Is there a library of good tools for LLMs to call? I have to imagine the bot-detection avoidance mechanisms are a major engineering effort and not likely to work out of the box with a simple harness and random local LLM.

▲

gbear605 5 hours ago | parent | next [-]

If your volume is low enough, it should be pretty fine. It can just piggy back onto your personal browser cookies for Cloudflare.

▲

ossa-ma 9 hours ago | parent | prev | next [-]

Even the hosted ones are blocked from searching certain sites, for example Claude is banned from searching Reddit:

`Error: "The following domains are not accessible to our user agent: ['reddit.com']."`

▲

wyre 9 hours ago | parent | prev [-]

Tavily, Exa, Firecrawl, Perplexity, and Linkup are all tools for agents to search the web.

I’ve been building a harness the past few months and supports them all out of the box with an API key.

▲

goosejuice 8 hours ago | parent [-]

Kagi also has an API. People who hate ads are probably the same folk that should be paying for Kagi. That's the sane alternative world where companies respect their users.

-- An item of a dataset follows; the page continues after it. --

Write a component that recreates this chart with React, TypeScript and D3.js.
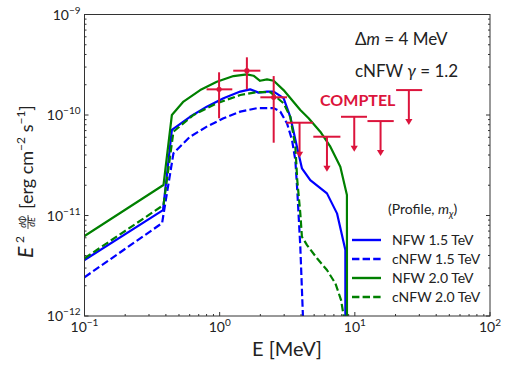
import React from "react";
import * as d3 from "d3";

// energies in MeV, fluxes E^2 dPhi/dE in erg cm^-2 s^-1
const nfw15E = [0.1, 0.381, 0.443, 0.604, 0.803, 1.067, 1.42, 1.68, 1.94, 2.24, 2.51, 2.97, 3.33, 3.73, 4.06, 4.68, 6.22, 7.38, 8.51, 8.52];
const nfw15F = [3.61e-12, 1.13e-11, 7.1e-11, 9.6e-11, 1.21e-10, 1.47e-10, 1.71e-10, 1.8e-10, 1.67e-10, 1.71e-10, 1.71e-10, 1.47e-10, 9.6e-11, 4.84e-11, 2.95e-11, 2.25e-11, 1.66e-11, 1.05e-11, 4.54e-12, 1e-13];

const cnfw15E = [0.1, 0.375, 0.455, 0.604, 0.803, 1.067, 1.42, 1.89, 2.51, 2.81, 3.15, 3.43, 3.63, 3.75, 3.95, 4.13, 4.2];
const cnfw15F = [2.43e-12, 8.4e-12, 4.16e-11, 6.08e-11, 7.66e-11, 9.27e-11, 1.08e-10, 1.17e-10, 1.17e-10, 1.08e-10, 8.26e-11, 5.64e-11, 3.56e-11, 1.79e-11, 4.9e-12, 1e-12, 1e-13];

const nfw20E = [0.1, 0.384, 0.443, 0.54, 0.718, 0.953, 1.265, 1.59, 1.78, 1.99, 2.24, 2.51, 2.97, 3.95, 4.55, 5.55, 6.59, 7.81, 8.74, 8.75];
const nfw20F = [6.25e-12, 2.01e-11, 1.0e-10, 1.36e-10, 1.77e-10, 2.14e-10, 2.44e-10, 2.54e-10, 2.46e-10, 2.19e-10, 2.26e-10, 2.19e-10, 1.77e-10, 1.12e-10, 9.27e-11, 6.82e-11, 4.84e-11, 3.06e-11, 1.6e-11, 1e-13];

const cnfw20E = [0.1, 0.384, 0.455, 0.64, 0.953, 1.42, 1.89, 2.37, 2.97, 3.33, 3.63, 3.75, 3.95, 4.06, 4.43, 5.25, 6.22, 7.18, 7.91, 8.27, 8.4];
const cnfw20F = [3.75e-12, 1.27e-11, 6.82e-11, 1.0e-10, 1.31e-10, 1.58e-10, 1.69e-10, 1.69e-10, 1.31e-10, 9.6e-11, 4.84e-11, 2.25e-11, 1.05e-11, 6.15e-12, 5.08e-12, 3.75e-12, 2.87e-12, 2.11e-12, 1.44e-12, 1e-12, 1e-13];

// COMPTEL measurements
const compE = [0.99, 1.59, 2.51];
const compElo = [0.8, 1.26, 2.0];
const compEhi = [1.24, 2.0, 3.15];
const compF = [1.8e-10, 2.76e-10, 1.5e-10];
const compFlo = [9.27e-11, 1.8e-10, 5.3e-11];
const compFhi = [2.66e-10, 3.75e-10, 2.44e-10];

// COMPTEL upper limits
const ulE = [3.9, 6.22, 9.9, 15.5, 25.1];
const ulElo = [3.11, 4.93, 7.9, 12.4, 20.2];
const ulEhi = [4.9, 7.82, 12.3, 19.4, 31.5];
const ulF = [8.38e-11, 6.08e-11, 9.6e-11, 8.7e-11, 1.77e-10];

const xTicks = [0.1, 1, 10, 100];
const xTickExp = ["−1", "0", "1", "2"];
const yTicks = [1e-12, 1e-11, 1e-10, 1e-9];
const yTickExp = ["−12", "−11", "−10", "−9"];

const series = [
  { name: "NFW 1.5 TeV", E: nfw15E, F: nfw15F, color: "#0000ff", dash: "" },
  { name: "cNFW 1.5 TeV", E: cnfw15E, F: cnfw15F, color: "#0000ff", dash: "7.4,3.2" },
  { name: "NFW 2.0 TeV", E: nfw20E, F: nfw20F, color: "#008000", dash: "" },
  { name: "cNFW 2.0 TeV", E: cnfw20E, F: cnfw20F, color: "#008000", dash: "7.4,3.2" },
];

const L = 84.5, R = 490, T = 14.5, B = 316;
const red = "#dc143c";
const font = "Lato, 'Open Sans', sans-serif";

export default function App() {
  const x = d3.scaleLog().domain([0.1, 100]).range([L, R]);
  const y = d3.scaleLog().domain([1e-12, 1e-9]).range([B, T]);

  const minorX: number[] = [];
  [0.1, 1, 10].forEach((d) => { for (let k = 2; k <= 9; k++) minorX.push(d * k); });
  const minorY: number[] = [];
  [1e-12, 1e-11, 1e-10].forEach((d) => { for (let k = 2; k <= 9; k++) minorY.push(d * k); });

  const line = d3.line<[number, number]>().x((d) => x(d[0])).y((d) => y(d[1]));
  const arrowLen = 35;

  return (
    <svg width={511} height={368} style={{ position: "absolute", left: 0, top: 0, background: "#fff" }} fontFamily={font}>
      <defs>
        <clipPath id="plot"><rect x={L} y={T} width={R - L} height={B - T} /></clipPath>
      </defs>

      <g clipPath="url(#plot)" fill="none" strokeWidth={2.2} strokeLinejoin="round">
        {series.map((s) => (
          <path key={s.name} d={line(s.E.map((e, i) => [e, s.F[i]]))!} stroke={s.color} strokeDasharray={s.dash} />
        ))}
      </g>

      {/* COMPTEL points */}
      <g stroke={red} strokeWidth={2} fill={red}>
        {compE.map((e, i) => (
          <g key={i}>
            <line x1={x(compElo[i])} x2={x(compEhi[i])} y1={y(compF[i])} y2={y(compF[i])} />
            <line x1={x(e)} x2={x(e)} y1={y(compFlo[i])} y2={y(compFhi[i])} />
            <circle cx={x(e)} cy={y(compF[i])} r={2.6} stroke="none" />
          </g>
        ))}
        {ulE.map((e, i) => {
          const cx = x(e), cy = y(ulF[i]);
          return (
            <g key={"u" + i}>
              <line x1={x(ulElo[i])} x2={x(ulEhi[i])} y1={cy} y2={cy} />
              <line x1={cx} x2={cx} y1={cy} y2={cy + arrowLen - 4} />
              <path d={`M${cx - 3.6},${cy + arrowLen - 6}L${cx + 3.6},${cy + arrowLen - 6}L${cx},${cy + arrowLen}Z`} stroke="none" />
            </g>
          );
        })}
      </g>

      {/* frame */}
      <rect x={L} y={T} width={R - L} height={B - T} fill="none" stroke="#333" strokeWidth={1} />

      {/* ticks */}
      <g stroke="#333" strokeWidth={1}>
        {xTicks.map((t) => <line key={"xt" + t} x1={x(t)} x2={x(t)} y1={B} y2={B - 4} />)}
        {minorX.map((t) => <line key={"xm" + t} x1={x(t)} x2={x(t)} y1={B} y2={B - 2} />)}
        {yTicks.map((t) => (
          <g key={"yt" + t}>
            <line x1={L} x2={L + 4} y1={y(t)} y2={y(t)} />
            <line x1={R} x2={R - 4} y1={y(t)} y2={y(t)} />
          </g>
        ))}
        {minorY.map((t) => (
          <g key={"ym" + t}>
            <line x1={L} x2={L + 2} y1={y(t)} y2={y(t)} />
            <line x1={R} x2={R - 2} y1={y(t)} y2={y(t)} />
          </g>
        ))}
      </g>

      {/* tick labels */}
      <g fontSize={14} fill="#222">
        {xTicks.map((t, i) => (
          <text key={"xl" + t} x={x(t)} y={B + 16} textAnchor="middle">
            10<tspan fontSize={10} dy={-6}>{xTickExp[i]}</tspan>
          </text>
        ))}
        {yTicks.map((t, i) => (
          <text key={"yl" + t} x={L - 4} y={y(t) + 5} textAnchor="end">
            10<tspan fontSize={10} dy={-6}>{yTickExp[i]}</tspan>
          </text>
        ))}
      </g>

      {/* axis labels */}
      <text x={287} y={356} textAnchor="middle" fontSize={20} fill="#222">E [MeV]</text>
      <g transform="rotate(-90)" fill="#222">
        <text x={-258} y={33} fontSize={21} fontStyle="italic">E</text>
        <text x={-243} y={24} fontSize={12}>2</text>
        <text x={-222} y={26} fontSize={9} fontStyle="italic" textAnchor="middle">dΦ</text>
        <line x1={-229} x2={-215} y1={28} y2={28} stroke="#222" strokeWidth={0.8} />
        <text x={-222} y={35} fontSize={9} fontStyle="italic" textAnchor="middle">dE</text>
        <text x={-209} y={33} fontSize={18}>
          [erg cm<tspan fontSize={12} dy={-8}>−2</tspan>
          <tspan dy={8}> s</tspan>
          <tspan fontSize={12} dy={-8}>−1</tspan>
          <tspan dy={8}>]</tspan>
        </text>
      </g>

      {/* annotations */}
      <text x={355} y={45} fontSize={17} fill="#222">
        Δ<tspan fontStyle="italic">m</tspan> = 4 MeV
      </text>
      <text x={355} y={77} fontSize={17} fill="#222">
        cNFW <tspan fontStyle="italic">γ</tspan> = 1.2
      </text>
      <text x={320} y={106} fontSize={16} fontWeight="bold" fill={red}>COMPTEL</text>

      {/* legend */}
      <text x={388} y={214} fontSize={14} fill="#222">
        (Profile, <tspan fontStyle="italic">m</tspan><tspan fontSize={10} dy={3} fontStyle="italic">χ</tspan><tspan dy={-3}>)</tspan>
      </text>
      {series.map((s, i) => {
        const ly = 240 + i * 19;
        return (
          <g key={"lg" + s.name}>
            <line x1={352} x2={381} y1={ly} y2={ly} stroke={s.color} strokeWidth={2.4} strokeDasharray={s.dash} />
            <text x={392} y={ly + 5} fontSize={14} fill="#222">{s.name}</text>
          </g>
        );
      })}
    </svg>
  );
}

	▲	wyre 2 hours ago \| parent [-]
		Oh, you got me so excited. I've had a Kagi sub for 3 years, but their API is still in closed beta. I guess I could (and should reach out and ask for access).

▲

chrisweekly 7 hours ago | parent | prev | next [-]

That's not how it works. Whether local or hosted, every modern model has a cutoff date for its training data, and can be leveraged by agents / harnesses / tools to fetch context from the internet or wherever.

▲

darepublic 9 hours ago | parent | prev | next [-]

Local ones that support tool use can do the same

▲

eightysixfour 9 hours ago | parent | prev [-]

You can do that locally too!

▲

CSMastermind 9 hours ago | parent | prev [-]

What's the rough equivalent of a local model? Are we talking GPT-4?

	▲	2ndorderthought 8 hours ago \| parent \| next [-]
		Qwen 3.6 which was released this month is a large but still smaller model. Supposedly it's at about sonnet level when configured correctly. It can be run on commodity hardware without purchasing a data center. https://www.reddit.com/r/LocalLLaMA/comments/1so1533/qwen36_... Then there are middle size ones which require multiple gpus which are like gpts latest flagships. Then there is kimi 2.6 which is a monster that is beating opus in some benchmarks. https://www.reddit.com/r/LocalLLaMA/comments/1sr8p49/kimi_k2... It's basically whatever you can afford. Any trash heap laptop can run code auto complete models locally no problem. The rest require some level of investment, an idle gaming pc, or a serious investment
	▲	Terretta 9 hours ago \| parent \| prev \| next [-]
		Depends on your VRAM or "unified" memory for how smart it is, and CPU/GPU for how quick it is. 128GB of RAM? Sure, the early to mid 4s releases, except maybe 4o. And on an M5 Max, about the same speed. I wouldn't really bother under 64GB (meaning 32GB or less) except for entertainment value (chats, summaries, tasky read-only agent things).
	▲	kay_o 9 hours ago \| parent \| prev [-]
		GLM 5.1 and DeepSeek 4 are acceptable, but the cost of hardware and energy cost that depending on your use case you may as well purchase a Tokens. They get useless and stupid rapidilty if you quant enough to run on single 16-24GB GPU style.

▲

rnxrx 9 hours ago | parent | prev [-]

The arc of the technological universe is short, but it bends toward enshitification.